7) Safety, Common Mistakes and a Packing List That Fits Australia
Solo backpacking Australia safety is generally about making sensible choices, especially around water, sun and distance. Heat and dehydration can build quickly, and conditions change fast in coastal and remote areas. Use official local warnings for beaches, stinger season, bushfires and floods, and avoid taking risks to ‘stick to the plan’. If you’re swimming, follow lifeguard advice and signage, and don’t assume a quiet beach is a safe one.
The most common planning mistake is building an itinerary around Instagram highlights rather than geography. Australia punishes rushed travel: long overnight journeys leave you tired, you spend more on last-minute bookings, and you’re more likely to make poor safety calls. Another mistake is packing for one climate. Even on a classic East Coast run, you can hit cool evenings, heavy rain, and strong air-conditioning on coaches and in dorms.

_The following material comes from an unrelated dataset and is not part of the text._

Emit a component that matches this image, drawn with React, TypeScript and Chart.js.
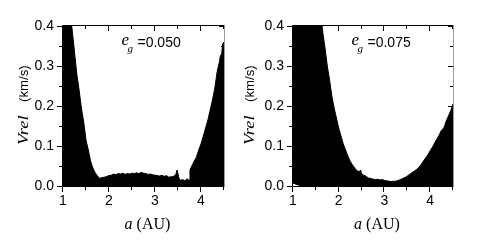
import React, { useEffect, useRef } from "react";
import { Chart, registerables } from "chart.js";

Chart.register(...registerables);

// ---- data ----
const xMajorTicks = [1, 2, 3, 4];
const xMinorTicks = [1.5, 2.5, 3.5, 4.5];
const yMajorTicks = [0, 0.1, 0.2, 0.3, 0.4];
const yMinorTicks = [0.05, 0.15, 0.25, 0.35];

const egLeft = "0.050";
const egRight = "0.075";

const aLeft = [
  1.0, 1.05, 1.1, 1.15, 1.2, 1.25, 1.3, 1.35, 1.4, 1.45, 1.5, 1.55, 1.6, 1.65, 1.7, 1.75, 1.8, 1.85,
  1.9, 1.95, 2.0, 2.05, 2.1, 2.15, 2.2, 2.25, 2.3, 2.35, 2.4, 2.45, 2.5, 2.55, 2.6, 2.65, 2.7, 2.75,
  2.8, 2.85, 2.9, 2.95, 3.0, 3.05, 3.1, 3.15, 3.2, 3.25, 3.3, 3.35, 3.4, 3.45, 3.48, 3.52, 3.55, 3.6,
  3.65, 3.7, 3.74, 3.76, 3.8, 3.85, 3.9, 3.95, 4.0, 4.05, 4.1, 4.15, 4.2, 4.25, 4.3, 4.35, 4.4, 4.42,
  4.45, 4.47, 4.5,
];
const vLeft = [
  0.55, 0.5, 0.46, 0.43, 0.39, 0.335, 0.28, 0.24, 0.195, 0.16, 0.115, 0.09, 0.062, 0.045, 0.033, 0.025,
  0.019, 0.021, 0.022, 0.024, 0.026, 0.027, 0.03, 0.028, 0.031, 0.03, 0.032, 0.029, 0.031, 0.03, 0.032,
  0.031, 0.033, 0.031, 0.034, 0.032, 0.031, 0.029, 0.03, 0.028, 0.027, 0.026, 0.025, 0.027, 0.024, 0.026,
  0.022, 0.023, 0.024, 0.028, 0.04, 0.02, 0.014, 0.016, 0.013, 0.018, 0.014, 0.04, 0.05, 0.062, 0.072,
  0.09, 0.105, 0.125, 0.145, 0.165, 0.19, 0.215, 0.245, 0.285, 0.31, 0.325, 0.33, 0.355, 0.36,
];

const aRight = [
  1.0, 1.5, 1.6, 1.65, 1.7, 1.75, 1.8, 1.85, 1.9, 1.95, 2.0, 2.05, 2.1, 2.15, 2.2, 2.25, 2.3, 2.35,
  2.4, 2.45, 2.48, 2.5, 2.55, 2.6, 2.65, 2.7, 2.75, 2.8, 2.85, 2.9, 2.95, 3.0, 3.05, 3.1, 3.15, 3.2,
  3.25, 3.3, 3.35, 3.4, 3.45, 3.5, 3.55, 3.6, 3.65, 3.7, 3.75, 3.8, 3.85, 3.9, 3.95, 4.0, 4.05, 4.1,
  4.15, 4.2, 4.25, 4.3, 4.35, 4.4, 4.45, 4.5,
];
const vRight = [
  0.9, 0.6, 0.44, 0.385, 0.345, 0.3, 0.265, 0.225, 0.195, 0.17, 0.145, 0.125, 0.105, 0.09, 0.075, 0.062,
  0.053, 0.045, 0.038, 0.036, 0.04, 0.03, 0.027, 0.024, 0.02, 0.019, 0.017, 0.016, 0.017, 0.015, 0.016,
  0.014, 0.013, 0.012, 0.011, 0.012, 0.012, 0.014, 0.016, 0.019, 0.021, 0.025, 0.029, 0.033, 0.037,
  0.041, 0.046, 0.053, 0.062, 0.07, 0.078, 0.088, 0.097, 0.108, 0.118, 0.128, 0.14, 0.145, 0.162, 0.175,
  0.188, 0.205,
];
// lower edge of the filled region (small empty patch near a = 1 in the right panel)
const aRightLow = [1.0, 1.05, 1.1, 1.15, 4.5];
const vRightLow = [0.006, 0.004, 0.002, 0.0, 0.0];

const SANS = "'Liberation Sans', Arial, sans-serif";
const SERIF = "'Liberation Serif', 'Times New Roman', serif";

type PanelProps = {
  a: number[];
  v: number[];
  lowA?: number[];
  lowV?: number[];
  eg: string;
  yAxisWidth: number;
  rightPad: number;
  yTitleX: number;
};

function Panel(props: PanelProps) {
  const ref = useRef<HTMLCanvasElement | null>(null);
  useEffect(() => {
    const canvas = ref.current;
    if (!canvas) return;
    const { a, v, lowA, lowV, eg, yAxisWidth, rightPad, yTitleX } = props;

    const framePlugin = {
      id: "frame",
      afterDraw(chart: any) {
        const ctx = chart.ctx as CanvasRenderingContext2D;
        const area = chart.chartArea;
        const xs = chart.scales.x;
        const ys = chart.scales.y;
        const L = Math.round(area.left), R = Math.round(area.right);
        const T = Math.round(area.top), B = Math.round(area.bottom);
        ctx.save();
        ctx.lineWidth = 1;
        // frame
        ctx.strokeStyle = "#000";
        ctx.beginPath();
        ctx.moveTo(L - 0.5, B + 0.5);
        ctx.lineTo(R + 0.5, B + 0.5);
        ctx.moveTo(L - 0.5, T - 0.5);
        ctx.lineTo(R + 0.5, T - 0.5);
        ctx.moveTo(L - 0.5, T - 0.5);
        ctx.lineTo(L - 0.5, B + 0.5);
        ctx.stroke();
        ctx.strokeStyle = "#9a9a9a";
        ctx.beginPath();
        ctx.moveTo(R + 0.5, T - 0.5);
        ctx.lineTo(R + 0.5, B + 0.5);
        ctx.stroke();
        // ticks
        ctx.strokeStyle = "#000";
        ctx.beginPath();
        const xt = (vals: number[], len: number) => {
          vals.forEach((val) => {
            const px = Math.round(xs.getPixelForValue(val)) - 0.5;
            ctx.moveTo(px, B + 1);
            ctx.lineTo(px, B + 1 + len);
            ctx.moveTo(px, T);
            ctx.lineTo(px, T + len);
          });
        };
        const yt = (vals: number[], len: number) => {
          vals.forEach((val) => {
            const py = Math.round(ys.getPixelForValue(val)) + 0.5;
            ctx.moveTo(L - 1, py);
            ctx.lineTo(L - 1 - len, py);
            ctx.moveTo(R, py);
            ctx.lineTo(R - len, py);
          });
        };
        xt(xMajorTicks, 5);
        xt(xMinorTicks, 3);
        yt(yMajorTicks, 5);
        yt(yMinorTicks, 3);
        ctx.stroke();

        ctx.fillStyle = "#000";
        ctx.textAlign = "left";
        ctx.textBaseline = "alphabetic";
        // annotation e_g = value
        const x0 = L + 58.5;
        ctx.font = `italic 17px ${SERIF}`;
        ctx.fillText("e", x0, 45);
        ctx.font = `italic 11px ${SERIF}`;
        ctx.fillText("g", x0 + 6, 52);
        ctx.font = `14px ${SANS}`;
        ctx.fillText("=" + eg, x0 + 16, 47);

        // x title
        ctx.font = `italic 16px ${SERIF}`;
        const wA = ctx.measureText("a").width;
        ctx.font = `16px ${SERIF}`;
        const wRest = ctx.measureText(" (AU)").width;
        const cx = (L + R) / 2 + 4;
        const sx = cx - (wA + wRest) / 2;
        ctx.font = `italic 16px ${SERIF}`;
        ctx.fillText("a", sx, 229);
        ctx.font = `16px ${SERIF}`;
        ctx.fillText(" (AU)", sx + wA, 229);

        // y title
        ctx.save();
        ctx.translate(yTitleX, 145);
        ctx.rotate(-Math.PI / 2);
        ctx.save();
        ctx.scale(1.22, 1);
        ctx.font = `italic 15px ${SERIF}`;
        ctx.fillText("Vrel", 0, 0);
        ctx.restore();
        ctx.save();
        ctx.translate(43, 0);
        ctx.scale(1.1, 1);
        ctx.font = `12px ${SANS}`;
        ctx.fillText("(km/s)", 0, 0);
        ctx.restore();
        ctx.restore();

        ctx.restore();
      },
    };

    const datasets: any[] = [
      {
        data: a.map((x, i) => ({ x, y: v[i] })),
        borderColor: "#000",
        borderWidth: 1,
        backgroundColor: "#000",
        pointRadius: 0,
        tension: 0,
        fill: lowA ? 1 : "origin",
      },
    ];
    if (lowA && lowV) {
      datasets.push({
        data: lowA.map((x, i) => ({ x, y: lowV[i] })),
        borderColor: "rgba(0,0,0,0)",
        borderWidth: 0,
        backgroundColor: "rgba(0,0,0,0)",
        pointRadius: 0,
        tension: 0,
        fill: false,
      });
    }

    const chart = new Chart(canvas, {
      type: "line",
      data: { datasets },
      plugins: [framePlugin],
      options: {
        responsive: false,
        devicePixelRatio: 1,
        animation: false,
        events: [],
        layout: { padding: { left: 0, top: 26, right: rightPad, bottom: 0 } },
        plugins: { legend: { display: false }, tooltip: { enabled: false }, title: { display: false } },
        scales: {
          x: {
            type: "linear",
            min: 1,
            max: 4.5,
            grid: { display: false, drawTicks: false },
            border: { display: false },
            ticks: {
              stepSize: 1,
              includeBounds: false,
              padding: 7,
              color: "#000",
              font: { family: SANS, size: 14 },
              maxRotation: 0,
              callback: (val: any) => String(val),
            },
            afterFit: (s: any) => {
              s.height = 54;
            },
          },
          y: {
            type: "linear",
            min: 0,
            max: 0.4,
            grid: { display: false, drawTicks: false },
            border: { display: false },
            ticks: {
              stepSize: 0.1,
              padding: 9,
              color: "#000",
              font: { family: SANS, size: 14 },
              callback: (val: any) => Number(val).toFixed(1),
            },
            afterFit: (s: any) => {
              s.width = yAxisWidth;
            },
          },
        },
      } as any,
    });
    return () => chart.destroy();
  }, []);
  return <canvas ref={ref} width={240} height={240} style={{ width: 240, height: 240, display: "block" }} />;
}

export default function App() {
  return (
    <div style={{ position: "absolute", left: 0, top: 0, width: 480, height: 240, background: "#fff", display: "flex" }}>
      <Panel a={aLeft} v={vLeft} eg={egLeft} yAxisWidth={63} rightPad={16} yTitleX={28} />
      <Panel a={aRight} v={vRight} lowA={aRightLow} lowV={vRightLow} eg={egRight} yAxisWidth={53} rightPad={27} yTitleX={13.5} />
    </div>
  );
}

For a practical backpacking Australia packing list, aim for versatile layers and a small set of essentials you’ll use daily. If you’re moving often, weight matters less than ‘easy to repack’ and ‘easy to wash’.
- Sun protection is non-negotiable: hat, sunglasses, and high-SPF sunscreen used properly.
- Carry water and snacks on long travel days; don’t assume services at every stop.
- If you drive, avoid dusk/night driving in wildlife areas and plan rest breaks.
- Use a dry bag or zip pouches for phone, passport and power bank in wet weather.
- Pack one warm layer for evenings and air-conditioned transport, even in summer.
Remote Areas Aren’t the Place to Wing It
A good Australia backpacking itinerary isn’t the one that includes the most dots on a map—it’s the one that matches your season, budget and energy. Start with the visa that fits your plans, pick a route that makes sense for the weather, and choose a transport style that won’t eat your trip in transit days.
Keep your spending deliberate (save for the experiences you’ll remember), and stay flexible when conditions change. Australia rewards travellers who plan the basics well and leave room for the unexpected.